[Start Information shown]
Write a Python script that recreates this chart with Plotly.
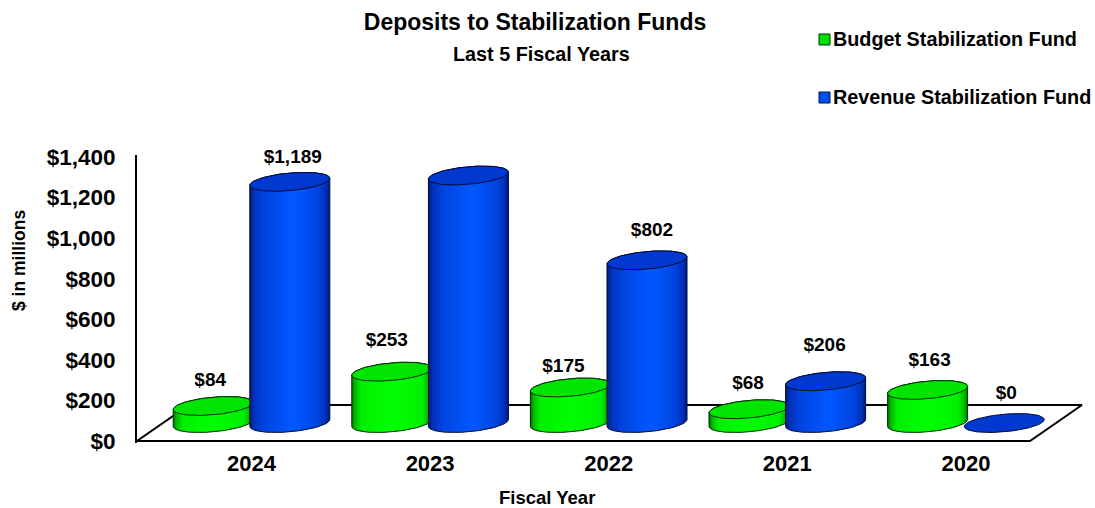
import numpy as np
import plotly.graph_objects as go

years = ["2024", "2023", "2022", "2021", "2020"]
budget = [84, 253, 175, 68, 163]
revenue = [1189, 1220, 802, 206, 0]
y_ticks = [0, 200, 400, 600, 800, 1000, 1200, 1400]
y_labels = ["$0", "$200", "$400", "$600", "$800", "$1,000", "$1,200", "$1,400"]

W, H = 1095, 508
L, R, T, B = 137, 1090, 155, 443      # plot area in pixels
FLOOR_R, FLOOR_B = 1030, 441          # front edge of the floor
PX_X = (FLOOR_R - L) / 5
PX_Y = (FLOOR_B - T) / 1410
XMIN = -(251.5 - L) / PX_X
XMAX = XMIN + (R - L) / PX_X
YMIN = -(B - FLOOR_B) / PX_Y
YMAX = 1410

# pixel offsets of the hand-placed value labels (dx, dy from each cap centre)
budget_dx = [-3, -5, -7, -1, 2]
budget_dy = [-25, -30, -20, -25, -29]
revenue_dx = [3, -3, 5, -1, 2]
revenue_dy = [-24, -28, -29, -35, -29]

SERIES_DX = 38.3   # half distance between the two cylinders of a group
RX, RY, SKEW = 40, 8.8, 3.5
BASE_PX = 18       # floor depth of cylinder base
DEPTH_X, DEPTH_Y = 52, 36

GREEN = dict(scale=[[0, "#007000"], [0.04, "#00b800"], [0.12, "#00f000"], [0.5, "#00ff00"],
                    [0.88, "#00f000"], [0.96, "#00b800"], [1, "#007000"]],
             cap="#00e400", edge="#002a00")
BLUE = dict(scale=[[0, "#001a78"], [0.05, "#0030b8"], [0.18, "#0044e0"], [0.55, "#0058ff"],
                   [0.85, "#0044e0"], [0.95, "#0030b8"], [1, "#001a78"]],
            cap="#0038d0", edge="#000c30")


def xy(cx, v, dx_px, dy_px):
    """pixel offsets relative to (category cx, value v) into data coordinates"""
    return cx + np.asarray(dx_px) / PX_X, v + BASE_PX / PX_Y - np.asarray(dy_px) / PX_Y


def arc(cx, v, t):
    return xy(cx, v, RX * np.cos(t), RY * np.sin(t) - SKEW * np.cos(t))


def cylinder(cx, v, st):
    out = []
    front = np.linspace(np.pi, 0, 50)          # lower half of the base
    back = np.linspace(0, -np.pi, 50)          # back half of the cap
    x0, y0 = arc(cx, 0, front)
    x1, y1 = arc(cx, v, back)
    if v > 0:
        out.append(go.Scatter(x=np.r_[x0, x1, x0[0]], y=np.r_[y0, y1, y0[0]], mode="lines",
                              fill="toself", fillgradient=dict(type="horizontal", colorscale=st["scale"]),
                              line=dict(color=st["edge"], width=1), showlegend=False,
                              hoverinfo="skip"))
    t = np.linspace(0, 2 * np.pi, 100)
    x2, y2 = arc(cx, v, t)
    out.append(go.Scatter(x=x2, y=y2, mode="lines", fill="toself", fillcolor=st["cap"],
                          line=dict(color=st["edge"], width=1), showlegend=False,
                          hoverinfo="skip"))
    return out


fig = go.Figure()

# floor outline
fx = [XMIN, XMIN + DEPTH_X / PX_X, XMIN + 5 + DEPTH_X / PX_X, XMIN + 5, XMIN]
fy = [0, DEPTH_Y / PX_Y, DEPTH_Y / PX_Y, 0, 0]
fig.add_trace(go.Scatter(x=fx, y=fy, mode="lines", line=dict(color="black", width=2),
                         showlegend=False, hoverinfo="skip"))

for i in range(len(years)):
    for tr in cylinder(i - SERIES_DX / PX_X, budget[i], GREEN):
        fig.add_trace(tr)
    for tr in cylinder(i + SERIES_DX / PX_X, revenue[i], BLUE):
        fig.add_trace(tr)

for vals, sgn, dxs, dys, name in [(budget, -1, budget_dx, budget_dy, "Budget Stabilization Fund"),
                                  (revenue, 1, revenue_dx, revenue_dy, "Revenue Stabilization Fund")]:
    lx, ly = [], []
    for i, v in enumerate(vals):
        a, b = xy(i + sgn * SERIES_DX / PX_X, v, dxs[i], dys[i])
        lx.append(float(a)); ly.append(float(b))
    fig.add_trace(go.Scatter(x=lx, y=ly, mode="text", text=[f"${v:,}" for v in vals],
                             textposition="middle center", name=name, showlegend=False,
                             textfont=dict(family="Liberation Sans", size=19, color="black"),
                             texttemplate="<b>%{text}</b>", cliponaxis=False))


def px(x):
    return (x - L) / (R - L)


def py(y):
    return (B - y) / (B - T)


def label(text, x, y, size, angle=0, anchor="center"):
    return dict(text=f"<b>{text}</b>", x=px(x), y=py(y), xref="paper", yref="paper", showarrow=False,
                xanchor=anchor, yanchor="middle", textangle=angle, borderpad=0,
                font=dict(family="Liberation Sans", size=size, color="black"))


annotations = [
    label("Last 5 Fiscal Years", 541, 54, 19.8),
    label("Budget Stabilization Fund", 832, 39, 19.8, anchor="left"),
    label("Revenue Stabilization Fund", 832, 97, 19.8, anchor="left"),
    label("$ in millions", 19, 261, 17.5, angle=-90),
    label("Fiscal Year", 547, 497, 18.5),
]
shapes = [
    dict(type="rect", xref="paper", yref="paper", x0=px(819), x1=px(830), y0=py(34), y1=py(45),
         fillcolor="#00e000", line=dict(color="#003300", width=1)),
    dict(type="rect", xref="paper", yref="paper", x0=px(819), x1=px(830), y0=py(92), y1=py(103),
         fillcolor="#0050f0", line=dict(color="#001040", width=1)),
]

fig.update_layout(
    width=W, height=H, autosize=False,
    margin=dict(l=L, r=W - R, t=T, b=H - B, pad=0),
    paper_bgcolor="white", plot_bgcolor="white", showlegend=False,
    title=dict(text="<b>Deposits to Stabilization Funds</b>", x=535 / W, y=1 - 22 / H,
               xanchor="center", yanchor="middle", xref="container",
               font=dict(family="Liberation Sans", size=23, color="black")),
    annotations=annotations, shapes=shapes,
    xaxis=dict(range=[XMIN, XMAX], tickmode="array", tickvals=list(range(5)), ticktext=[f"<b>{y}</b>" for y in years],
               showgrid=False, zeroline=False, showline=False,
               ticks="", ticklabelstandoff=5, tickangle=0,
               tickfont=dict(family="Liberation Sans", size=22, color="black")),
    yaxis=dict(range=[YMIN, YMAX], tickmode="array", tickvals=y_ticks, ticktext=[f"<b>{s}</b>" for s in y_labels],
               showgrid=False, zeroline=False, showline=True, linecolor="black", linewidth=2,
               ticks="", ticklabelstandoff=15,
               tickfont=dict(family="Liberation Sans", size=22.5, color="black")),
)

fig.write_html("out.html", post_script="document.body.style.margin='0';",
               config=dict(displayModeBar=False))
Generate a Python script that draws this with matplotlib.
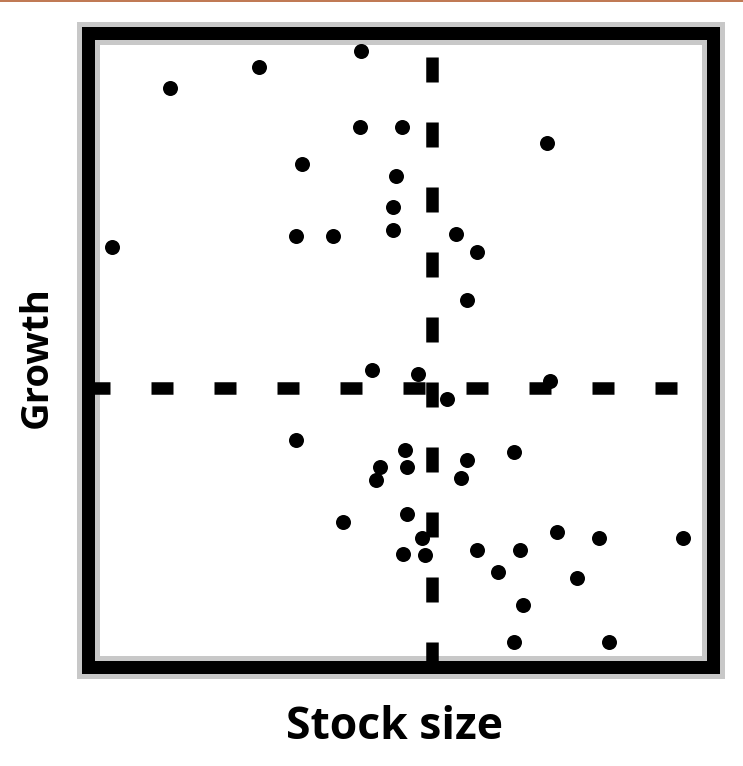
import matplotlib
matplotlib.use("Agg")
import matplotlib.pyplot as plt
from matplotlib.patches import Rectangle
from matplotlib.lines import Line2D

# Stock size (x) and growth (y), arbitrary units
stock = [43.7, 27.4, 13.1, 43.5, 50.2, 34.2, 49.3, 48.8, 48.8, 33.3,
         39.2, 3.8, 73.4, 58.9, 62.2, 60.6, 45.4, 52.8, 57.4, 73.9,
         33.3, 50.7, 51.0, 46.7, 46.1, 60.6, 59.7, 68.2, 40.8, 51.0,
         53.4, 50.4, 53.9, 62.2, 65.6, 75.0, 69.1, 81.8, 95.2, 78.2,
         69.6, 68.2, 83.4]
growth = [53.1, 50.6, 47.3, 41.1, 41.1, 35.3, 33.4, 28.5, 24.9, 23.9,
          23.9, 22.2, 38.6, 24.2, 21.4, 13.8, 2.8, 2.2, -1.8, 1.1,
          -8.2, -9.8, -12.5, -12.5, -14.5, -11.4, -14.2, -10.1, -21.1, -19.9,
          -23.7, -26.2, -26.4, -25.6, -29.0, -22.7, -25.6, -23.7, -23.7, -30.0,
          -34.2, -40.1, -40.1]

x_range = (0, 100)
y_range = (-44, 56)
zero_growth = 0
ref_stock = 55

W, H, DPI = 743, 766, 100


def px(p):
    # pixels -> points
    return p * 72.0 / DPI


def plot_scatter():
    fig = plt.figure(figsize=(W / DPI, H / DPI), dpi=DPI)
    ax = fig.add_axes([88 / W, (H - 667) / H, 625 / W, 634.5 / H])

    ax.set_xlim(*x_range)
    ax.set_ylim(*y_range)
    ax.set_xticks([])
    ax.set_yticks([])

    # soft grey halo round the thick frame
    ax.add_patch(Rectangle((0, 0), 1, 1, transform=ax.transAxes, fill=False,
                           ec="#c8c8c8", lw=px(23), clip_on=False, zorder=1))
    for s in ax.spines.values():
        s.set_linewidth(px(13))
        s.set_color("black")
        s.set_capstyle("projecting")
        s.set_zorder(5)

    ax.axhline(zero_growth, color="black", lw=px(12.5),
               dashes=(22 / 12.5, 41 / 12.5), zorder=2)
    ax.axvline(ref_stock, color="black", lw=px(12.5),
               dashes=(25 / 12.5, 40 / 12.5), zorder=2)

    ax.plot(stock, growth, "o", color="black", ms=px(15), mec="black",
            mew=0, zorder=3, clip_on=False)

    fig.text(395 / W, 1 - 739 / H, "Stock size", fontsize=32,
             fontweight="bold", family="Open Sans", ha="center",
             va="baseline")
    fig.text(47 / W, 1 - 357 / H, "Growth", fontsize=27.5, rotation=90,
             rotation_mode="anchor", fontweight="bold", family="Open Sans",
             ha="center", va="baseline")

    # thin accent line along the top edge
    fig.add_artist(Line2D([0, 1], [1 - 0.8 / H, 1 - 0.8 / H],
                          transform=fig.transFigure, color="#c07a55",
                          lw=px(2)))

    fig.savefig("out.png", dpi=DPI)


def main():
    plot_scatter()


if __name__ == "__main__":
    main()
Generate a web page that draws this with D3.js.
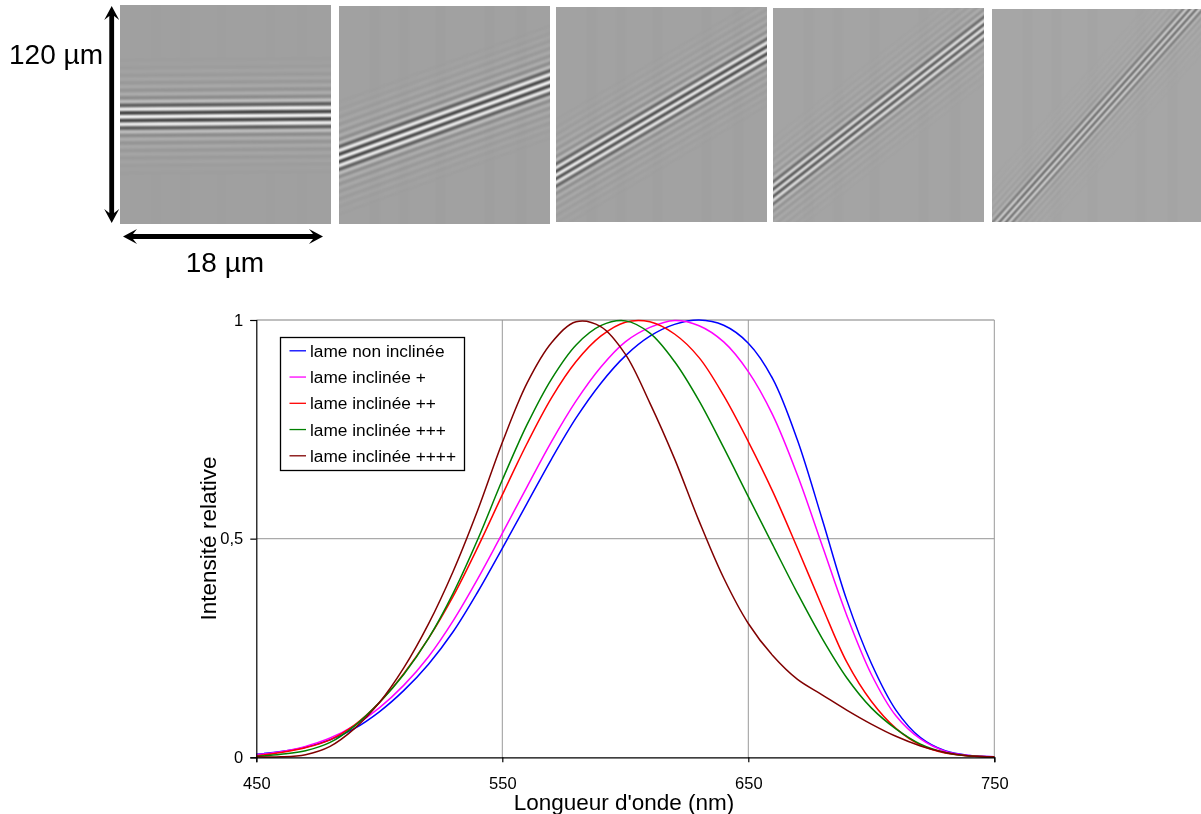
[End Information shown]
### Required task
Reproduce the entries exactly, from the line with "Generate a Python" to the line with "from matplotlib.lines import Line2D", both lines included, keeping no pictures.

### Response below
Generate a Python script that draws this with matplotlib.
import matplotlib
matplotlib.use("Agg")
import matplotlib.pyplot as plt
from matplotlib.patches import Rectangle
from matplotlib.lines import Line2D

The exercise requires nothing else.